Money and Methodology

The Environics Institute hired Ginger Gosnell-Myers, a Vancouver-based researcher and member of the Nisga’a First Nation, as the UAPS project manager. Gosnell-Myers worked with a small team including Dr. Keith Neuman (Group Vice President, Public Affairs at Environics Research) and Dr. Doug Norris (Chief Demographer at Environics Analytics and the former Director General of Social and Demographic Statistics at Statistics Canada) to design a research proposal that would be presented at the Advisory Circle’s first full meeting at the Forks in Winnipeg in September, 2007. The proposal was to address three groups: (1) First Nations, Métis, and Inuit people living in ten Canadian cities; (2) National Aboriginal Achievement Foundation (NAAF) Scholarship recipients; and (3) the Canadian public.

The Institute was also busy seeking funding from government, foundations, and corporations. All funders contributed with the understanding that supporting the UAPS financially did not entitle them to influence the research. The Environics Institute was accountable first and foremost to the Advisory Circle and to the individuals who participated in the study.

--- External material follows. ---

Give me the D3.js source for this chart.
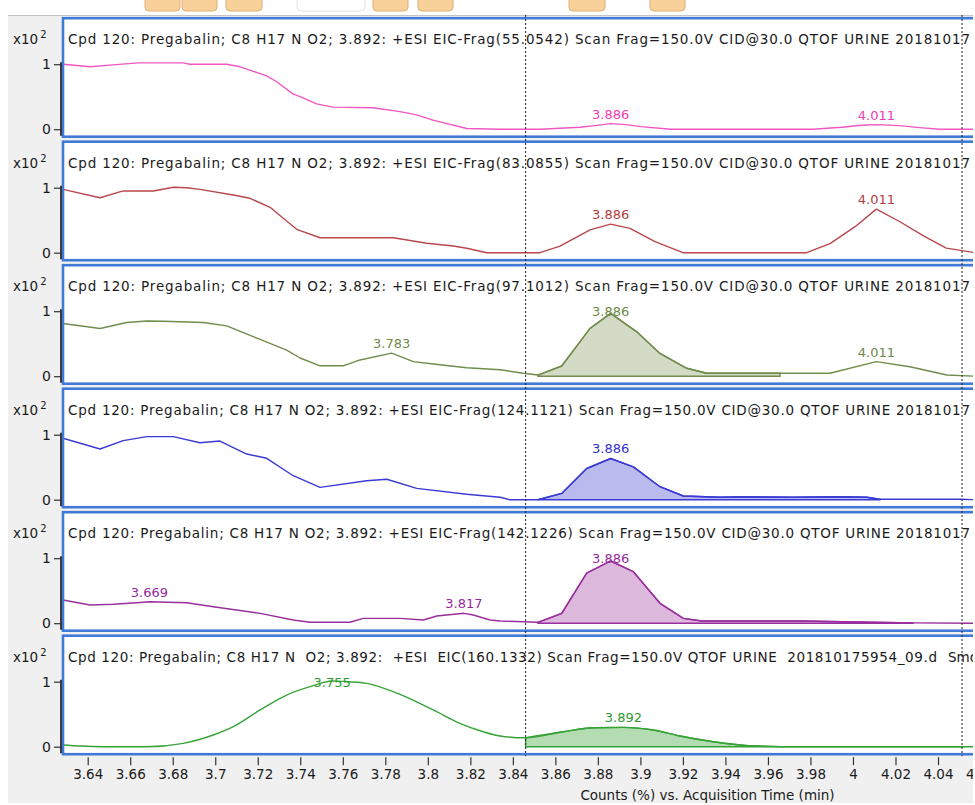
<!DOCTYPE html>
<html>
<head>
<meta charset="utf-8">
<script src="https://cdn.jsdelivr.net/npm/d3@7"></script>
<style>
  html, body { margin: 0; padding: 0; background: #fff; }
  svg { display: block; }
  text { font-family: "DejaVu Sans", Verdana, sans-serif; fill: #1a1a1a; white-space: pre; }
</style>
</head>
<body>
<svg id="chart" width="975" height="805"></svg>
<script>
// Extracted ion chromatograms, Pregabalin (Cpd 120): retention time (min) and relative counts (%)
const frag55Time   = [3.6284, 3.6411, 3.652, 3.6637, 3.6848, 3.6881, 3.7054, 3.7117, 3.7242, 3.7289, 3.7367, 3.7399, 3.7477, 3.7554, 3.7742, 3.7869, 3.7948, 3.8024, 3.8183, 3.834, 3.8528, 3.8622, 3.8716, 3.8787, 3.886, 3.8931, 3.9002, 3.9143, 3.9812, 3.9947, 4.0041, 4.011, 4.0219, 4.0313, 4.0407, 4.0574];
const frag55Counts = [100, 96, 99, 102, 102, 100, 100, 96, 82, 73, 54, 50, 39, 34, 33, 27, 22, 14, 1, 0, 0, 1.5, 3, 5.5, 8.5, 7, 4, 0, 0, 3, 6, 7, 5.5, 2.5, 0, 0];

const frag83Time   = [3.6284, 3.6458, 3.6567, 3.6709, 3.6803, 3.6866, 3.6928, 3.7085, 3.7163, 3.7258, 3.732, 3.7383, 3.7493, 3.7838, 3.7995, 3.812, 3.8183, 3.8277, 3.8528, 3.8622, 3.8763, 3.886, 3.8951, 3.9069, 3.92, 3.9782, 3.9892, 4.001, 4.011, 4.0219, 4.0336, 4.0439, 4.0574];
const frag83Counts = [97.5, 84.6, 95, 95, 100.6, 100, 97.5, 88.8, 83.7, 69.8, 52.9, 36, 23, 23, 14.5, 10.3, 6.8, 0, 0, 10, 35, 44, 37.5, 17, 0, 0, 14, 40, 67, 48, 25, 7, 0];

const frag97Time   = [3.6284, 3.6458, 3.6583, 3.6678, 3.6756, 3.6944, 3.7054, 3.7211, 3.7336, 3.7399, 3.7493, 3.7602, 3.7681, 3.783, 3.7932, 3.8026, 3.8183, 3.834, 3.8449, 3.8518, 3.863, 3.8763, 3.886, 3.8983, 3.9092, 3.9218, 3.9312, 3.9657, 3.9892, 4.011, 4.0268, 4.0441, 4.0574];
const frag97Counts = [81, 73.4, 82.6, 85, 84.6, 82.6, 77.4, 56.6, 40, 28, 16, 16, 25, 35.4, 22.5, 18.8, 13.1, 10, 4.5, 1.8, 15.7, 73.5, 96.6, 68.3, 35, 12.2, 4.5, 4.5, 4.5, 22.5, 14.6, 1.8, 0];

const frag124Time   = [3.6284, 3.6458, 3.6567, 3.6678, 3.6803, 3.6928, 3.7022, 3.7148, 3.7242, 3.7367, 3.7493, 3.7712, 3.7807, 3.7948, 3.8183, 3.834, 3.8387, 3.8518, 3.863, 3.8747, 3.886, 3.8967, 3.9092, 3.9202, 3.9374, 3.9484, 3.9719, 3.9939, 4.0065, 4.0127, 4.0504, 4.0574];
const frag124Counts = [94.5, 78, 90.8, 97, 97, 87.7, 90.3, 70.3, 63.7, 36.9, 19, 29.2, 31.4, 17.5, 8.3, 3.7, 0, 0, 9.7, 48, 63.4, 50.5, 20, 5.7, 3.7, 4.6, 3.7, 4.6, 3.7, 0.6, 0.6, 0];

const frag142Time   = [3.6284, 3.6411, 3.652, 3.6631, 3.669, 3.6866, 3.6991, 3.7211, 3.7367, 3.7446, 3.7634, 3.7696, 3.7869, 3.7979, 3.8042, 3.817, 3.8214, 3.8293, 3.834, 3.8518, 3.863, 3.8747, 3.886, 3.8967, 3.9092, 3.9202, 3.9288, 3.9751, 4.0282, 4.0574];
const frag142Counts = [35.7, 28, 29.1, 31.5, 33, 31.5, 25.4, 15.2, 4.9, 1.4, 1.4, 7.5, 7.5, 4.9, 11.1, 15.2, 12.6, 4.9, 3.4, 1.4, 15.2, 76.9, 95.7, 79.2, 30.6, 7.5, 3.4, 3.4, 0.5, 0];

const eic160Time   = [3.6284, 3.6364, 3.6473, 3.6678, 3.685, 3.6991, 3.7085, 3.7211, 3.7336, 3.7446, 3.755, 3.7602, 3.7712, 3.7869, 3.8026, 3.8151, 3.8261, 3.834, 3.846, 3.8637, 3.8778, 3.892, 3.9061, 3.9186, 3.9343, 3.9547, 3.9751, 4.0574];
const eic160Counts = [2.6, 1, 0, 0, 5.2, 18, 30.8, 56.5, 79.5, 92.3, 101, 100.5, 97.4, 80.5, 56.5, 36, 23, 16.5, 13.7, 23, 29.2, 29.8, 25.7, 16.5, 7.7, 1, 0, 0];

// labelled apex retention times per trace
const frag55Peaks  = [3.886, 4.011];
const frag83Peaks  = [3.886, 4.011];
const frag97Peaks  = [3.783, 3.886, 4.011];
const frag124Peaks = [3.886];
const frag142Peaks = [3.669, 3.817, 3.886];
const eic160Peaks  = [3.755, 3.892];

// integrated peak windows (min)
const frag97Window  = [3.8518, 3.9657];
const frag124Window = [3.8518, 4.0127];
const frag142Window = [3.8518, 4.0282];
const eic160Window  = [3.846, 4.0513];

// integration range markers (min)
const markerTimes = [3.846, 4.0513];

// panel headers: [main header, trailing field]
const panelTitles = [
  ["Cpd 120: Pregabalin; C8 H17 N O2; 3.892: +ESI EIC-Frag(55.0542) Scan Frag=150.0V CID@30.0 QTOF URINE 20181017", ""],
  ["Cpd 120: Pregabalin; C8 H17 N O2; 3.892: +ESI EIC-Frag(83.0855) Scan Frag=150.0V CID@30.0 QTOF URINE 20181017", ""],
  ["Cpd 120: Pregabalin; C8 H17 N O2; 3.892: +ESI EIC-Frag(97.1012) Scan Frag=150.0V CID@30.0 QTOF URINE 20181017", ""],
  ["Cpd 120: Pregabalin; C8 H17 N O2; 3.892: +ESI EIC-Frag(124.1121) Scan Frag=150.0V CID@30.0 QTOF URINE 20181017", ""],
  ["Cpd 120: Pregabalin; C8 H17 N O2; 3.892: +ESI EIC-Frag(142.1226) Scan Frag=150.0V CID@30.0 QTOF URINE 20181017", ""],
  ["Cpd 120: Pregabalin; C8 H17 N  O2; 3.892:  +ESI  EIC(160.1332) Scan Frag=150.0V QTOF URINE  201810175954_09.d", "Smooth"]
];

const xTicks = [3.64, 3.66, 3.68, 3.7, 3.72, 3.74, 3.76, 3.78, 3.8, 3.82, 3.84, 3.86, 3.88, 3.9, 3.92, 3.94, 3.96, 3.98, 4, 4.02, 4.04, 4.06];
const yTicks = [0, 100];
const xAxisTitle = "Counts (%) vs. Acquisition Time (min)";

// ---- styling per trace ----
const styles = [
  { line: "#f257c1", label: "#ee3cb2", fill: null,      titleEnd: 970, curve: d3.curveLinear },
  { line: "#b9474b", label: "#b23c40", fill: null,      titleEnd: 970, curve: d3.curveLinear },
  { line: "#718c4c", label: "#6f8a4a", fill: "#d3dbc7", titleEnd: 970, curve: d3.curveLinear },
  { line: "#3a3ad4", label: "#3030d0", fill: "#babaee", titleEnd: 970, curve: d3.curveLinear },
  { line: "#9a2e9e", label: "#962a9a", fill: "#ddb8dd", titleEnd: 970, curve: d3.curveLinear },
  { line: "#36a336", label: "#2f9a2f", fill: "#b3dcb3", titleEnd: 937, curve: d3.curveMonotoneX }
];

const traces = [
  { time: frag55Time,  counts: frag55Counts,  peaks: frag55Peaks,  window: null },
  { time: frag83Time,  counts: frag83Counts,  peaks: frag83Peaks,  window: null },
  { time: frag97Time,  counts: frag97Counts,  peaks: frag97Peaks,  window: frag97Window },
  { time: frag124Time, counts: frag124Counts, peaks: frag124Peaks, window: frag124Window },
  { time: frag142Time, counts: frag142Counts, peaks: frag142Peaks, window: frag142Window },
  { time: eic160Time,  counts: eic160Counts,  peaks: eic160Peaks,  window: eic160Window }
].map((t, i) => Object.assign(t, {
  title: panelTitles[i],
  points: t.time.map((tm, k) => ({ t: tm, v: t.counts[k] }))
}));

// ---- layout ----
const W = 975, H = 805;
const plotLeft = 63, plotRight = 973;
const firstZero = 129.2, panelStep = 123.5, unitHeight = 65;
const panelTopPad = 111, panelBottomPad = 7.5;

const svg = d3.select("#chart");
svg.append("rect").attr("width", W).attr("height", H).attr("fill", "#ffffff");
svg.append("rect").attr("x", 8).attr("y", 15).attr("width", 965).attr("height", 788).attr("fill", "#f0f0f0");
svg.append("line").attr("x1", 8).attr("x2", 973).attr("y1", 15.5).attr("y2", 15.5)
   .attr("stroke", "#c4c4c4").attr("stroke-width", 1);

// toolbar tabs along the top edge
const tabs = [[145, 35, "#f8d09a"], [182, 35, "#f8d09a"], [226, 36, "#f8d09a"], [297, 68, "#ffffff"],
              [373, 35, "#f8d09a"], [418, 35, "#f8d09a"], [569, 36, "#f8d09a"], [650, 35, "#f8d09a"]];
svg.append("g").selectAll("rect").data(tabs).join("rect")
  .attr("x", d => d[0]).attr("y", -8).attr("width", d => d[1]).attr("height", 19)
  .attr("rx", 4).attr("fill", d => d[2]).attr("stroke", d => d[2] === "#ffffff" ? "#e2e2e2" : "#e0b070")
  .attr("stroke-width", 1);

const x = d3.scaleLinear().domain([3.64, 4.04]).range([87.7, 938]);

// value of a trace at time tm (linear between samples), used to close the window edges
function valueAt(points, tm) {
  const i = d3.bisector(d => d.t).left(points, tm);
  if (i <= 0) return points[0].v;
  if (i >= points.length) return points[points.length - 1].v;
  const a = points[i - 1], b = points[i];
  return a.v + (b.v - a.v) * (tm - a.t) / (b.t - a.t);
}

let lastBottom = 0;
traces.forEach((tr, i) => {
  const zeroY = firstZero + panelStep * i;
  const top = zeroY - panelTopPad, bottom = zeroY + panelBottomPad;
  lastBottom = bottom;
  const y = d3.scaleLinear().domain([0, 100]).range([zeroY, zeroY - unitHeight]);
  const st = styles[i];
  const g = svg.append("g");

  const clipId = "clip" + i;
  svg.append("clipPath").attr("id", clipId).append("rect")
    .attr("x", plotLeft).attr("y", top).attr("width", plotRight - plotLeft).attr("height", bottom - top);

  g.append("rect").attr("x", plotLeft).attr("y", top).attr("width", 1000).attr("height", bottom - top)
    .attr("fill", "#ffffff");

  const body = g.append("g").attr("clip-path", `url(#${clipId})`);

  // header line
  body.append("text")
    .attr("x", 68).attr("y", zeroY - 85)
    .attr("font-size", 13.5)
    .attr("textLength", st.titleEnd - 68).attr("lengthAdjust", "spacing")
    .text(tr.title[0]);
  if (tr.title[1]) {
    body.append("text").attr("x", 948).attr("y", zeroY - 85).attr("font-size", 13.5).text(tr.title[1]);
  }

  const lineGen = d3.line().curve(st.curve).x(d => x(d.t)).y(d => y(d.v));
  const areaGen = d3.area().curve(st.curve).x(d => x(d.t)).y0(y(0)).y1(d => y(d.v));

  // integrated peak fill
  if (tr.window) {
    const [w0, w1] = tr.window;
    const inside = tr.points.filter(p => p.t > w0 && p.t < w1);
    const pts = [{ t: w0, v: valueAt(tr.points, w0) }, ...inside, { t: w1, v: valueAt(tr.points, w1) }];
    body.append("path").datum(pts)
      .attr("d", d => areaGen(d) + "Z")
      .attr("fill", st.fill).attr("stroke", st.line).attr("stroke-width", 1.4);
  }

  body.append("path").datum(tr.points)
    .attr("d", lineGen)
    .attr("fill", "none").attr("stroke", st.line).attr("stroke-width", 1.4)
    .attr("stroke-linejoin", "round");

  // apex labels
  body.selectAll("text.peak").data(tr.peaks).join("text")
    .attr("class", "peak")
    .attr("x", d => x(d))
    .attr("y", d => Math.max(y(valueAt(tr.points, d)) - 5, y(92)))
    .attr("text-anchor", "middle").attr("font-size", 13)
    .style("fill", st.label)
    .text(d => d.toFixed(3));

  // panel frame
  g.append("rect").attr("x", plotLeft).attr("y", top).attr("width", 1000).attr("height", bottom - top)
    .attr("fill", "none").attr("stroke", "#3f7bd6").attr("stroke-width", 2.6);

  // y axis
  const yAxis = d3.axisLeft(y).tickValues(yTicks).tickSize(7).tickPadding(3)
    .tickFormat(d => String(d / 100));
  const ya = svg.append("g").attr("transform", "translate(61,0)").call(yAxis);
  ya.select(".domain").remove();
  ya.selectAll(".tick line").attr("stroke", "#333").attr("stroke-width", 1.2);
  ya.selectAll(".tick text").attr("font-size", 14).attr("font-family", "DejaVu Sans, sans-serif")
    .style("fill", "#1a1a1a");
  svg.append("line").attr("x1", 61).attr("x2", 61).attr("y1", y(100) - 2).attr("y2", bottom - 1)
    .attr("stroke", "#2a2a2a").attr("stroke-width", 1.8);

  const mult = svg.append("text").attr("x", 13).attr("y", zeroY - 85).attr("font-size", 13.5);
  mult.append("tspan").text("x10");
  mult.append("tspan").attr("dx", 2).attr("dy", -6).attr("font-size", 10).text("2");
});

// integration markers across all panels
svg.append("g").selectAll("line").data(markerTimes).join("line")
  .attr("x1", d => x(d)).attr("x2", d => x(d))
  .attr("y1", 15).attr("y2", lastBottom + 2)
  .attr("stroke", "#1e1e1e").attr("stroke-width", 1).attr("stroke-dasharray", "2,2");

// shared time axis
const xAxis = d3.axisBottom(x).tickValues(xTicks).tickSize(8).tickPadding(4)
  .tickFormat(d => String(+d.toFixed(2)));
const xa = svg.append("g").attr("transform", `translate(0,${lastBottom + 3})`).call(xAxis);
xa.select(".domain").remove();
xa.selectAll(".tick line").attr("stroke", "#333").attr("stroke-width", 1.2);
xa.selectAll(".tick text").attr("font-size", 13.5).attr("font-family", "DejaVu Sans, sans-serif")
  .style("fill", "#1a1a1a");

svg.append("text").attr("x", 707.5).attr("y", 800).attr("text-anchor", "middle")
  .attr("font-size", 13.5).text(xAxisTitle);

// right edge of the window frame
svg.append("rect").attr("x", 973).attr("y", 0).attr("width", 2).attr("height", H).attr("fill", "#ffffff");
</script>
</body>
</html>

At this time, Gosnell-Myers and her team were beginning to reach out to prospective partners in the various cities. In some cities, it would have been impossible to reach the necessary number of respondents without the support and collaboration of a range of local Aboriginal organizations, including Friendship Centres. Although many organizations were receptive to participating, some were wary, fearing that a non-Aboriginal research organization would not approach their communities in a respectful way. “There is a long history of outsiders coming in and examining Aboriginal people,” explains David Newhouse. “There were times at the beginning when I wondered whether people would reject this study outright. That didn’t happen.”